▸ **OBJECTIVE**:
For the copy, please give all of the data again exactly and leave the pictures out.

▸ **DATA EXCERPT**:
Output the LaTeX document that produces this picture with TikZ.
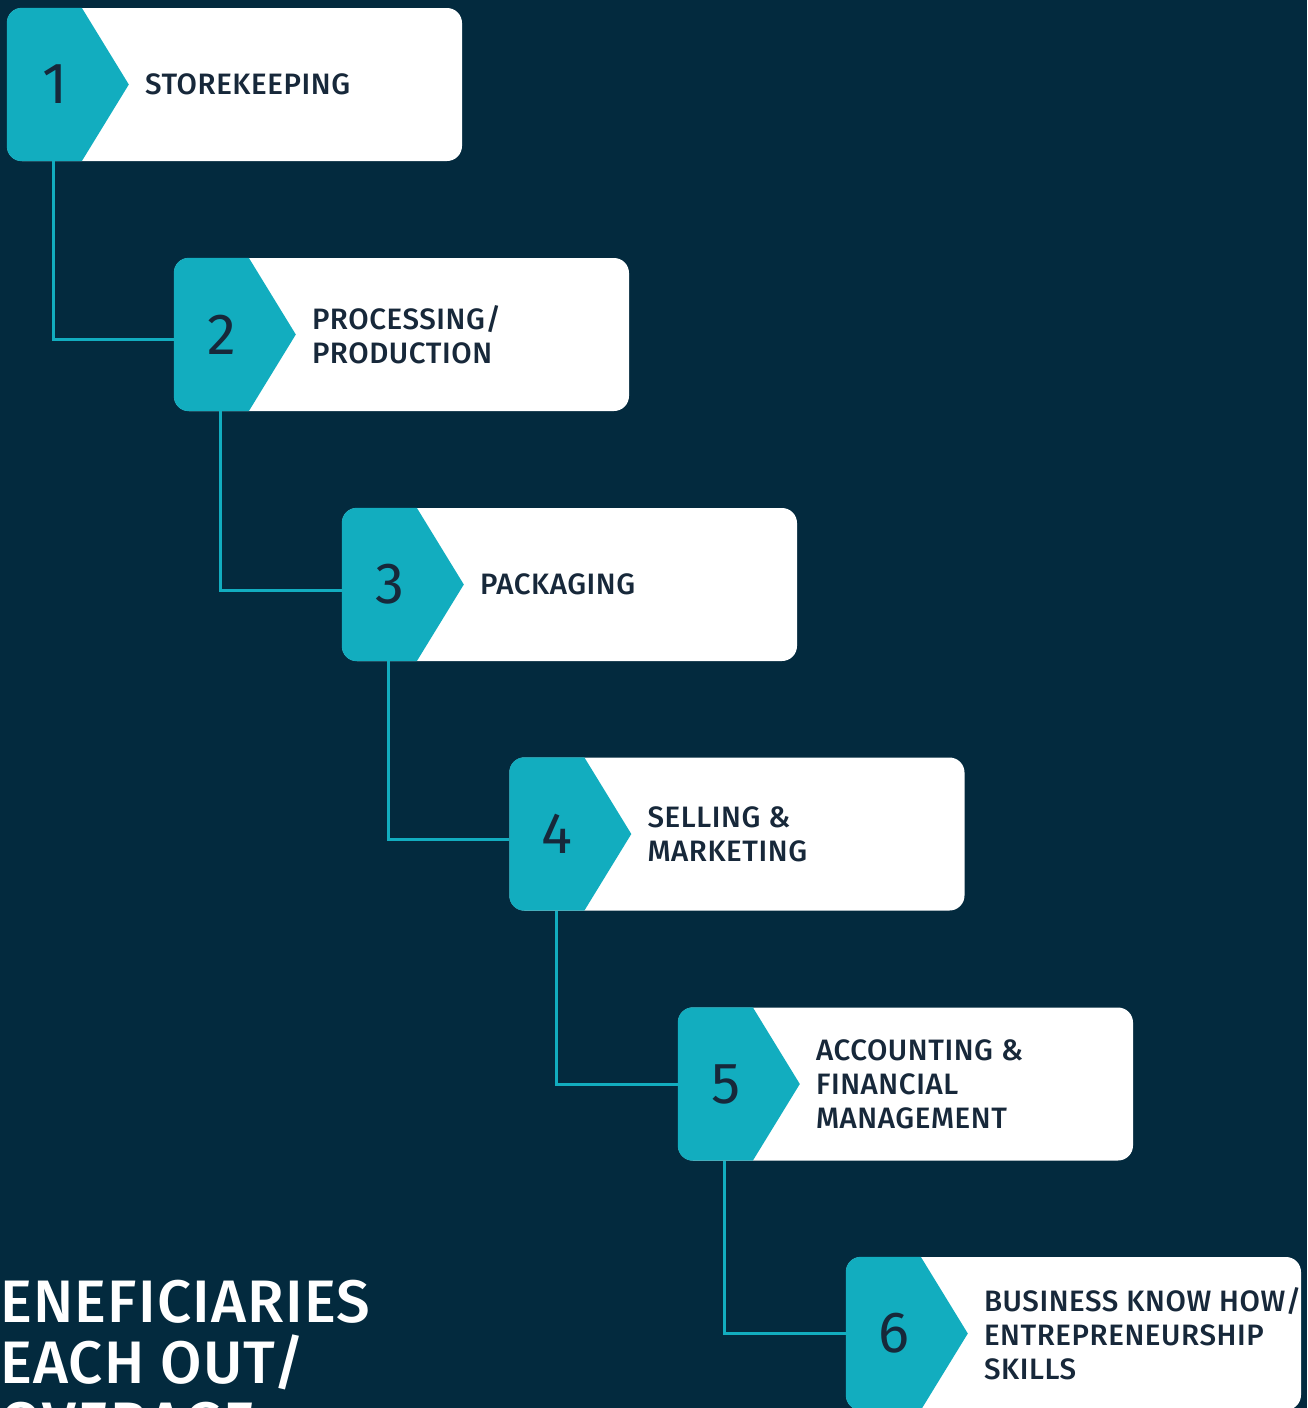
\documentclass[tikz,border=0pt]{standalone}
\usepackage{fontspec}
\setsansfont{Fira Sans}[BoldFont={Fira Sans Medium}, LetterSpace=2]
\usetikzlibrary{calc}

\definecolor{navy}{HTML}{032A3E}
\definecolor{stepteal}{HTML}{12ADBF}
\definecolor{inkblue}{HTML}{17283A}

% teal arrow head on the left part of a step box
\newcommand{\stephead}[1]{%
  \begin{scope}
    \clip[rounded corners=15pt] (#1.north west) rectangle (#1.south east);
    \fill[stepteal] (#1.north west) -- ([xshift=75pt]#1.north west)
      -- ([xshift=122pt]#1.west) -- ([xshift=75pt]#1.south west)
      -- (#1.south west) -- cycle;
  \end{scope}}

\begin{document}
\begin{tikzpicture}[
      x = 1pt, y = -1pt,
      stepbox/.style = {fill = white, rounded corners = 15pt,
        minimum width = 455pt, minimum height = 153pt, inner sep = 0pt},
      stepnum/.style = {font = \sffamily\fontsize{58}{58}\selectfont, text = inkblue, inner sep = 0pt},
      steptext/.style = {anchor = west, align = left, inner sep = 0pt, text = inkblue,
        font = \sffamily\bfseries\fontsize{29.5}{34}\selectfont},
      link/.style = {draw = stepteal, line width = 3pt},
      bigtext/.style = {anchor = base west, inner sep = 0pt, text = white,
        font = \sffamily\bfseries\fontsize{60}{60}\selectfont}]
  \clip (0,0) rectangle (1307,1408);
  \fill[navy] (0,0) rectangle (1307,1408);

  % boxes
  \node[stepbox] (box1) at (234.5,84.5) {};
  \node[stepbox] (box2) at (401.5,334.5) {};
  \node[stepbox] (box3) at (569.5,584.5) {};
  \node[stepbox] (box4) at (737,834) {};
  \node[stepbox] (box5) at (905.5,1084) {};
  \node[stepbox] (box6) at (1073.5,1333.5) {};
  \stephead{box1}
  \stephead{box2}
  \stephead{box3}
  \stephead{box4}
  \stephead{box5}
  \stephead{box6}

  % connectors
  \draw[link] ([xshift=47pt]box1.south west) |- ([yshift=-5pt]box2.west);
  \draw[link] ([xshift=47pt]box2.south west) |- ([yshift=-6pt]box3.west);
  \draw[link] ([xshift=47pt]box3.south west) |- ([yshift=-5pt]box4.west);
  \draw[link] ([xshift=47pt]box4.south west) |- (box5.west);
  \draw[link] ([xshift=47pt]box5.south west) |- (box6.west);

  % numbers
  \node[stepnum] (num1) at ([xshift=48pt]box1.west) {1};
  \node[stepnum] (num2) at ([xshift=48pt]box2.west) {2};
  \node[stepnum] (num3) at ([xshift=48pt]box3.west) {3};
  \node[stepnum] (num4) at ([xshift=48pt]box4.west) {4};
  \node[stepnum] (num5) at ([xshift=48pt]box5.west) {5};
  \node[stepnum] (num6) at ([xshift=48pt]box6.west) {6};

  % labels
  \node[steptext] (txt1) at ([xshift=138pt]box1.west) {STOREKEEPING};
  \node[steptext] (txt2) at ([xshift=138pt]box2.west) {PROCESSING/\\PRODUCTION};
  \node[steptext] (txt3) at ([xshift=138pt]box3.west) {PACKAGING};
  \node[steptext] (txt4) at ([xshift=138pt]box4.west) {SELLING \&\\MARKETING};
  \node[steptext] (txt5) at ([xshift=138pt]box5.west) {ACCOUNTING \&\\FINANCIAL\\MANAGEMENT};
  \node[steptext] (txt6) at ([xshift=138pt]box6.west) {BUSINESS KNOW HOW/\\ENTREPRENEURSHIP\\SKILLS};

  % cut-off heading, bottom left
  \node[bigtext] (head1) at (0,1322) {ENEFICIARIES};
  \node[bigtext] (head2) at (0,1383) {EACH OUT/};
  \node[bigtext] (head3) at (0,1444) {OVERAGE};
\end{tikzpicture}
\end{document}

▸ **WRITTEN SOLUTION**:
Output the LaTeX document that produces this picture with TikZ.
\documentclass[tikz,border=0pt]{standalone}
\usepackage{fontspec}
\setsansfont{Fira Sans}[BoldFont={Fira Sans Medium}, LetterSpace=2]
\usetikzlibrary{calc}

\definecolor{navy}{HTML}{032A3E}
\definecolor{stepteal}{HTML}{12ADBF}
\definecolor{inkblue}{HTML}{17283A}

% teal arrow head on the left part of a step box
\newcommand{\stephead}[1]{%
  \begin{scope}
    \clip[rounded corners=15pt] (#1.north west) rectangle (#1.south east);
    \fill[stepteal] (#1.north west) -- ([xshift=75pt]#1.north west)
      -- ([xshift=122pt]#1.west) -- ([xshift=75pt]#1.south west)
      -- (#1.south west) -- cycle;
  \end{scope}}

\begin{document}
\begin{tikzpicture}[
      x = 1pt, y = -1pt,
      stepbox/.style = {fill = white, rounded corners = 15pt,
        minimum width = 455pt, minimum height = 153pt, inner sep = 0pt},
      stepnum/.style = {font = \sffamily\fontsize{58}{58}\selectfont, text = inkblue, inner sep = 0pt},
      steptext/.style = {anchor = west, align = left, inner sep = 0pt, text = inkblue,
        font = \sffamily\bfseries\fontsize{29.5}{34}\selectfont},
      link/.style = {draw = stepteal, line width = 3pt},
      bigtext/.style = {anchor = base west, inner sep = 0pt, text = white,
        font = \sffamily\bfseries\fontsize{60}{60}\selectfont}]
  \clip (0,0) rectangle (1307,1408);
  \fill[navy] (0,0) rectangle (1307,1408);

  % boxes
  \node[stepbox] (box1) at (234.5,84.5) {};
  \node[stepbox] (box2) at (401.5,334.5) {};
  \node[stepbox] (box3) at (569.5,584.5) {};
  \node[stepbox] (box4) at (737,834) {};
  \node[stepbox] (box5) at (905.5,1084) {};
  \node[stepbox] (box6) at (1073.5,1333.5) {};
  \stephead{box1}
  \stephead{box2}
  \stephead{box3}
  \stephead{box4}
  \stephead{box5}
  \stephead{box6}

  % connectors
  \draw[link] ([xshift=47pt]box1.south west) |- ([yshift=-5pt]box2.west);
  \draw[link] ([xshift=47pt]box2.south west) |- ([yshift=-6pt]box3.west);
  \draw[link] ([xshift=47pt]box3.south west) |- ([yshift=-5pt]box4.west);
  \draw[link] ([xshift=47pt]box4.south west) |- (box5.west);
  \draw[link] ([xshift=47pt]box5.south west) |- (box6.west);

  % numbers
  \node[stepnum] (num1) at ([xshift=48pt]box1.west) {1};
  \node[stepnum] (num2) at ([xshift=48pt]box2.west) {2};
  \node[stepnum] (num3) at ([xshift=48pt]box3.west) {3};
  \node[stepnum] (num4) at ([xshift=48pt]box4.west) {4};
  \node[stepnum] (num5) at ([xshift=48pt]box5.west) {5};
  \node[stepnum] (num6) at ([xshift=48pt]box6.west) {6};

  % labels
  \node[steptext] (txt1) at ([xshift=138pt]box1.west) {STOREKEEPING};
  \node[steptext] (txt2) at ([xshift=138pt]box2.west) {PROCESSING/\\PRODUCTION};
  \node[steptext] (txt3) at ([xshift=138pt]box3.west) {PACKAGING};
  \node[steptext] (txt4) at ([xshift=138pt]box4.west) {SELLING \&\\MARKETING};
  \node[steptext] (txt5) at ([xshift=138pt]box5.west) {ACCOUNTING \&\\FINANCIAL\\MANAGEMENT};
  \node[steptext] (txt6) at ([xshift=138pt]box6.west) {BUSINESS KNOW HOW/\\ENTREPRENEURSHIP\\SKILLS};

  % cut-off heading, bottom left
  \node[bigtext] (head1) at (0,1322) {ENEFICIARIES};
  \node[bigtext] (head2) at (0,1383) {EACH OUT/};
  \node[bigtext] (head3) at (0,1444) {OVERAGE};
\end{tikzpicture}
\end{document}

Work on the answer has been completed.